Hi there! I've been a little absent due to Hurricane Irene and Labor Day weekend festivities. Hurricane Irene left me with sporadic phone and internet service for about a week.  With all of the inconveniences that this caused my life, I figured that it was safest to not update my blog because I just couldn't force myself to be my usual witty, charming, and friendly self (...ha).  But now that most of my technological devices are up and running and I had a job interview today, I'm feeling much better so I can put some positive energy into the blog :)

Also, THE PACKERS WON LAST NIGHT!  This green potato salad is the closest I have for a festive recipe right now.  But be on the lookout for some great appetizers during this season!

I love barbecues. Grilled meat, fattening dips, fruity desserts, creative salads, and (best of all) CONSTANT SNACKING!  Right up my alley.  When I got back from Costa Rica, my grandmother had a huge family barbecue to celebrate my homecoming.  I asked my mom what supplies she had to make a dish and she pointed to a sack of red potatoes and celery.  She said that she figured we could just make potato salad.  An overwhelming feeling of disappointment set in...

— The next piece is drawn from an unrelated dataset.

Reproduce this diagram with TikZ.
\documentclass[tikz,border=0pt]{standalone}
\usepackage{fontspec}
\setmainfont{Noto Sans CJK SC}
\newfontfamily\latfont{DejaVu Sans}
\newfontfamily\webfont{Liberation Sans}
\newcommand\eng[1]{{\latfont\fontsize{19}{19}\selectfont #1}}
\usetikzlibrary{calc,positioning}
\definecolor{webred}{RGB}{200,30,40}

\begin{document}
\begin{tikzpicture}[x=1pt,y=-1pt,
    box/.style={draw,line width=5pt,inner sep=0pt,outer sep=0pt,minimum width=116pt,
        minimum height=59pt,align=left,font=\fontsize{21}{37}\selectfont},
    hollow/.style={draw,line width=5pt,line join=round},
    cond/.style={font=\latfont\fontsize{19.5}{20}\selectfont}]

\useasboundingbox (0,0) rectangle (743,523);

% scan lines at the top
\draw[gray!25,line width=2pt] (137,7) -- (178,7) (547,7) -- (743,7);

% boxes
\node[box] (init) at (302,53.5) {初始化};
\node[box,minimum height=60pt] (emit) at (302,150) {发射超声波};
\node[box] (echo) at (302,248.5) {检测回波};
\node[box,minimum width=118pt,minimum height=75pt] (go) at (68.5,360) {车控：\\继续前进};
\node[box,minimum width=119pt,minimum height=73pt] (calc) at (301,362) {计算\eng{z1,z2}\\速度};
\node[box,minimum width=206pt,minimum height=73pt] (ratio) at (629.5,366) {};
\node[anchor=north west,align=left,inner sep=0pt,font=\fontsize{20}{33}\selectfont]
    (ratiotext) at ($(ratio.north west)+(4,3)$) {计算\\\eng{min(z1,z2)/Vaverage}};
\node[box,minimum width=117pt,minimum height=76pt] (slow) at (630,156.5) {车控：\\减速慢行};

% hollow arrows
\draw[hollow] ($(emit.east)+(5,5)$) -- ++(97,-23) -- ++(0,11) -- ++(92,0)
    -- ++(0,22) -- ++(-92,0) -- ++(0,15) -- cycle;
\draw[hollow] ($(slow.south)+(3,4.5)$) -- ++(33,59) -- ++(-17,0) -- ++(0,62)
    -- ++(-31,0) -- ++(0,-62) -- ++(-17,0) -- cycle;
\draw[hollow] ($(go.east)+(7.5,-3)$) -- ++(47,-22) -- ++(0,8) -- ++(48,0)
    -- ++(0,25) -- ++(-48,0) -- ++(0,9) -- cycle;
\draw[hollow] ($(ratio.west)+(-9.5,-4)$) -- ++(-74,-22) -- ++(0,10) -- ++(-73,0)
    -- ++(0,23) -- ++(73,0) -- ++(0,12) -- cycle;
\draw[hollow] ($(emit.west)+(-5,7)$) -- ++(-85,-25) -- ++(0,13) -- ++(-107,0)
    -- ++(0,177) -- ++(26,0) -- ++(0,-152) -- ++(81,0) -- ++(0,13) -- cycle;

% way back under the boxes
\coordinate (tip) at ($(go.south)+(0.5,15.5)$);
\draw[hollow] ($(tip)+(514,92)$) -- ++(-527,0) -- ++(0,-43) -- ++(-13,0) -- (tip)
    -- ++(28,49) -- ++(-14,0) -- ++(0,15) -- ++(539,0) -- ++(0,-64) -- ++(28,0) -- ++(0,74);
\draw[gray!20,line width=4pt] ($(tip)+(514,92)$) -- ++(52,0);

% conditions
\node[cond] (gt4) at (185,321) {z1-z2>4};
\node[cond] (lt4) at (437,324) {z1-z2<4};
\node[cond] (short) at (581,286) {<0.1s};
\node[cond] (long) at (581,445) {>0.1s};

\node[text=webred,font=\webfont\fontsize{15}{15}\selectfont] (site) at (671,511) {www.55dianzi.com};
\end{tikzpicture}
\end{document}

I do NOT like potato salad.  Now, don't get me wrong, I'll eat it if it's all that's around.  But with all the food at a barbecue, potato salad is the one thing I skip on to make room for everything else.  There's a couple reasons for this.  I don't particularly like mayo.  Maybe a little on a sandwich if it has a special flavor (pesto, chipotle, cranberry, garlic, etc) and if there's no mustard around. I really don't like mayo on a hot day.  For some reason it just doesn't sit well in my stomach.  Also, I generally think potato salad is really boring. Most of the time it's pretty flavor- and colorless and you can't really eat it any other way but by itself.  Lame.

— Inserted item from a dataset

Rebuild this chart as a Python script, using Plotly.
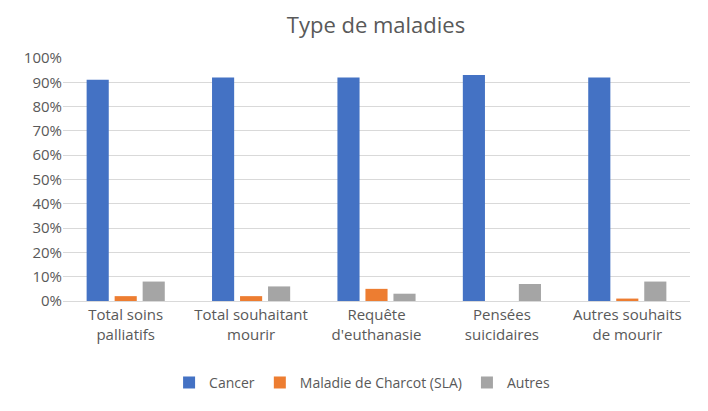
import plotly.graph_objects as go

categories = [
    "Total soins<br>palliatifs",
    "Total souhaitant<br>mourir",
    "Requête<br>d'euthanasie",
    "Pensées<br>suicidaires",
    "Autres souhaits<br>de mourir",
]
cancer = [0.91, 0.92, 0.92, 0.93, 0.92]
sla = [0.02, 0.02, 0.05, 0.0, 0.01]
autres = [0.08, 0.06, 0.03, 0.07, 0.08]

series = [
    ("Cancer", cancer, "#4472C4"),
    ("Maladie de Charcot (SLA)", sla, "#ED7D31"),
    ("Autres", autres, "#A5A5A5"),
]

fig = go.Figure()
for name, vals, color in series:
    fig.add_trace(go.Bar(x=categories, y=vals, name=name, marker_color=color,
                         marker_line_width=0))

# page body has an 8px margin, so everything is placed 8px up/left
fig.update_layout(
    width=708, height=411,
    title=dict(text="Type de maladies", x=368 / 708, xanchor="center",
               y=1 - 17 / 411, yanchor="middle",
               font=dict(size=22, color="#595959", family="Open Sans")),
    font=dict(family="Open Sans", color="#595959", size=14),
    barmode="group", bargap=0.33, bargroupgap=0.21,
    plot_bgcolor="white", paper_bgcolor="white",
    margin=dict(l=55, r=26, t=50, b=118),
    yaxis=dict(range=[0, 1], dtick=0.1, tickformat=".0%", gridcolor="#D9D9D9",
               zeroline=False, showline=False, ticks="", tickfont=dict(size=15)),
    xaxis=dict(showline=True, linecolor="#D9D9D9", ticks="",
               tickfont=dict(size=15)),
    legend=dict(orientation="h", x=0.477, xanchor="center", y=-0.337,
                yanchor="middle", font=dict(size=14)),
)

fig.write_html("out.html")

Well I was not going to be caught dead bringing a lifeless potato salad to a party meant to celebrate me.  So I hunted through my mom's cabinets and found some goodies.  I found: pine nuts, pesto, red pepper, onions, and eggs.  And those became the additional ingredients.  I think that my creation turned out pretty darn good! It was definitely more flavorful than a traditional potato salad and had a variety of textures.  The only two negatives were: I did have to use some mayo because the potatoes were a little dry and some people were initially freaked out by the green color.  I just stood by the bowl and hassled people to try it until they put a little scoop on their plate. Even the pickiest eaters went back for seconds!  Give this new twist on an old favorite a try!


NOTE: This recipe makes a TON! Good thing it turned out well because my mom and I were eating it for a week straight.

Ingredients:
  • 2 lbs of red skinned potatoes, quartered and boiled until tender
  • 1 red pepper, chopped
  • 1 red onion, chopped
  • 1/2 bundle of celery, chopped
  • 6 eggs, hard boiled and chopped
  • 1 cup of pine nuts (or however much you like)
  • 1 1/2 jars of pesto 
  • mayo (add until it's at your desired consistency) 
          **POSSIBLE ADDITIONS: black olives, feta, sun-dried tomatoes
  1.  Start a large pot of water to boil.  When boiling, add potatoes and cook until tender (about 30 minutes).
  2. While potatoes are cooking, chop red pepper, onion, celery, and hard boiled eggs and put in a large serving bowl.  Add pine nuts. 
  3. Drain potatoes. Let cool for about 10 minutes. Add to the bowl.
  4. Add the jars of pesto.  Mix.  Add mayo a little at a time until the salad is at the desired consistency.